Not long ago, Report, a RAI-TV investigative news program, posed the question, What’s the right price to pay for, say, a can of peeled tomatoes–that price below which the entire agricultural system is damaged? How much would that staple of the Italian diet cost if the fields were not pumped with polluting fertilizers to produce monster crops, if the harvesters worked just eight hours a day and received benefits? Well above the 75 American cents the big supermarket chains here charge for that can of tomatoes, Report concluded. The "Californization" of agriculture–national markets, the impoverishment of the farm labor force, a preference for low prices over quality–is a relatively new phenomenon here and not universally accepted, for farm and culinary traditions rank high in the national identity, and Italians tend to be demanding about the quality of their food. But just as in the United States, low food prices (based on relatively low quality, scant concern for working conditions and for the environmental consequences of fertilizers, irrigation, packaging and transportation) have quickly become part of the Italian birthright, in large part because wages are chronically depressed. On the one hand, you have underpaid and unemployed Italians trying to economize at the supermarket; on the other, African laborers working at subhuman wages.

In his high-spirited new novel, Blacks Out, Vladimiro Polchi describes a catastrophic day in the near future when the 10 percent of Italy’s working population who are immigrants decide to go on strike, mostly just to remind Italians that they exist. Factories shut down, families struggle to cope without the hundreds of thousands of home helpers who clean the toilets, look after old people, baby-sit the children.
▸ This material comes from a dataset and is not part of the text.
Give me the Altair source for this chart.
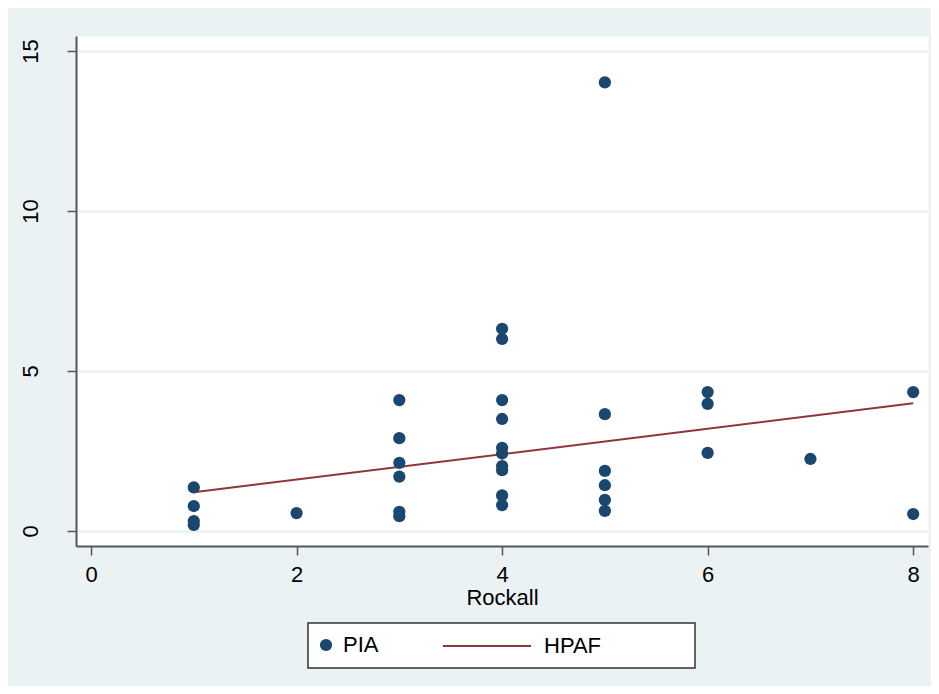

Produce rots in the fields, bars and restaurants shut their doors, soccer matches are called off, even the parish priest does not show up to say Mass (some 1,500 parish priests here are foreign-born).

Such a walkout–timid this first year, perhaps, but destined to grow–has been called for March 1. It’s a first step in making those Italians who are complacent about their own rights and privileges aware that their silent, invisible immigrant counterparts have none. And it’s a way to lend Italy’s shadow workforce a little of that dignity the men of Rosarno were fighting for.